Chromophore Spectral Property Predictor (7 Properties)
A Chemprop v2 multi-component MPNN model that predicts 7 spectroscopic properties of organic chromophores from molecular structure (SMILES) and solvent.
Model Description
- Architecture: MulticomponentMPNN (depth=4, hidden=400, FFN=400, dropout=0.15)
- Parameters: 1.1M
- Framework: Chemprop 2.2.1 (PyTorch Lightning)
- Inputs: Chromophore SMILES + Solvent SMILES
- Training data: 20,502 chromophore-solvent pairs from Scientific Data publication
- Training: 100 epochs on NVIDIA A100 GPU, masked loss for missing values
Predicted Properties
| Property | MAE | R² | Test Samples |
|---|---|---|---|
| Absorption max (nm) | 15.40 | 0.9503 | 1,739 |
| Emission max (nm) | 18.31 | 0.9212 | 1,847 |
| Quantum yield | 0.1232 | 0.6754 | 1,377 |
| abs FWHM (cm⁻¹) | 462.2 | 0.8247 | 664 |
| emi FWHM (cm⁻¹) | 383.6 | 0.7576 | 1,091 |
| log(ε/mol⁻¹ dm³ cm⁻¹) | 0.1403 | 0.8582 | 817 |
| Lifetime (ns) | 4.84 | 0.0834 | 685 |
Note: Lifetime prediction has very low R² and should not be relied upon.
Usage
Installation
pip install chemprop>=2.0
Prediction
chemprop predict \
-i input.csv \
--model-paths best.pt \
-o predictions.csv \
-s Chromophore Solvent
Input CSV format
Chromophore,Solvent
CCN(CC)c1ccc2c(C)cc(=O)oc2c1,CCO
Nc1ccc2c(C(F)(F)F)cc(=O)oc2c1,CC#N
Python API
import torch
from chemprop.models import MPNN
from chemprop.data import MoleculeDatapoint, MoleculeDataset, MulticomponentDataset, build_dataloader
from chemprop.featurizers import SimpleMoleculeMolGraphFeaturizer
# Load model
model_data = torch.load("best.pt", map_location="cpu", weights_only=False)
model = MPNN(
model_data["hyper_parameters"]["message_passing"],
model_data["hyper_parameters"]["agg"],
model_data["hyper_parameters"]["predictor"]
)
model.load_state_dict(model_data["state_dict"])
model.eval()
Training Details
- Dataset: DB for chromophore_Sci_Data_rev03.csv (20,836 raw entries, 20,502 after cleaning)

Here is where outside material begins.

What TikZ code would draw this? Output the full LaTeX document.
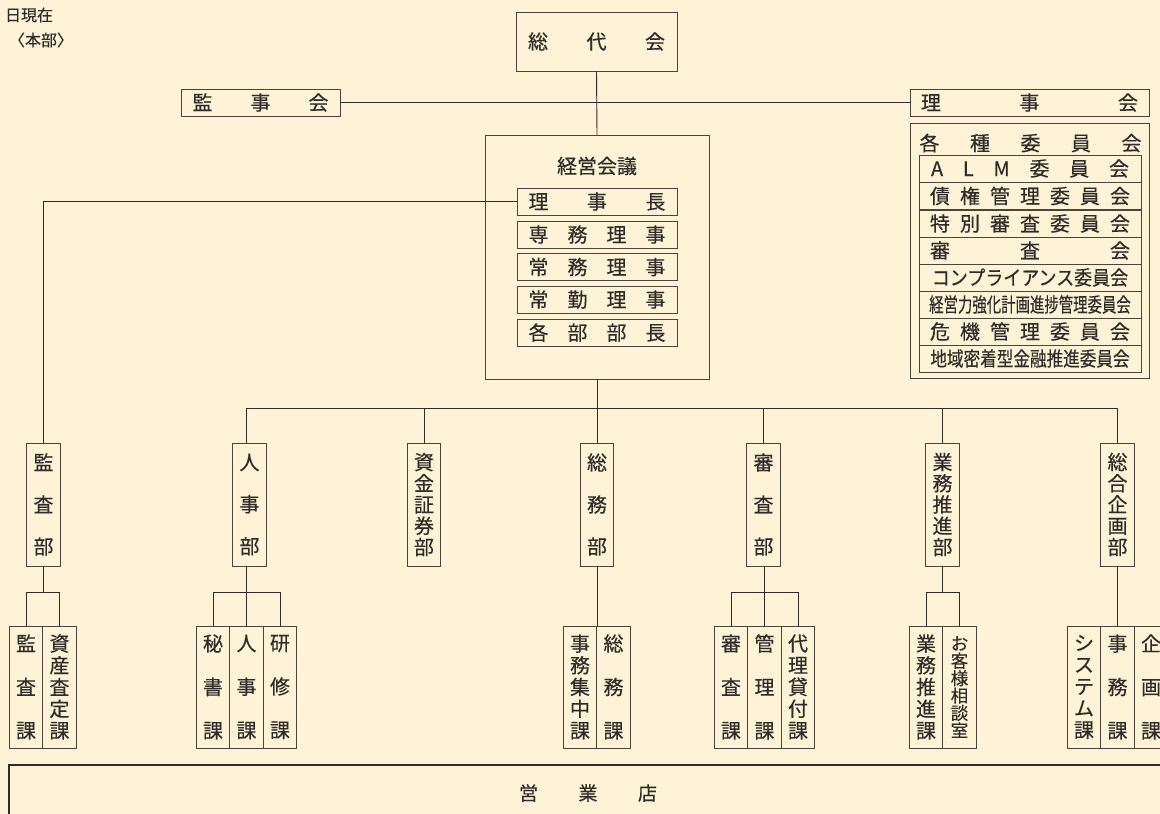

- Data cleaning: Removed 314 duplicates, 17 entries with negative Stokes shift, 20 entries with invalid solvent
- Missing values: Handled via masked loss (Chemprop native support)
- Split: Random 80/10/10 (train: 16,401 / val: 2,050 / test: 2,051)
- Optimizer: Adam with warmup (5 epochs) + cosine decay
- Hardware: NVIDIA A100-SXM4-40GB, RAIDEN HPC Cluster (RIKEN)
Limitations
- Quantum yield predictions have moderate accuracy (MAE=0.12, R²=0.68) due to inherent measurement noise and limited structural information
- Lifetime predictions are unreliable (R²<0.1) - this property requires quantum mechanical calculations beyond SMILES
- Best performance on common solvents (DCM, acetonitrile, toluene); rare solvents may have higher error
- Training data is from literature compilations with varying experimental conditions
Citation
If you use this model, please cite:
@article{joung2020experimental,
title={Experimental database of optical properties of organic compounds},
author={Joung, Joonyoung F and Han, Minhi and Jeong, Minseok and Park, Sungnam},
journal={Scientific Data},
volume={7},
pages={295},
year={2020}
}
@article{heid2024chemprop,
title={Chemprop: A Machine Learning Package for Chemical Property Prediction},
author={Heid, Esther and others},
journal={Journal of Chemical Information and Modeling},
volume={64},
number={1},
pages={9--17},
year={2024}
}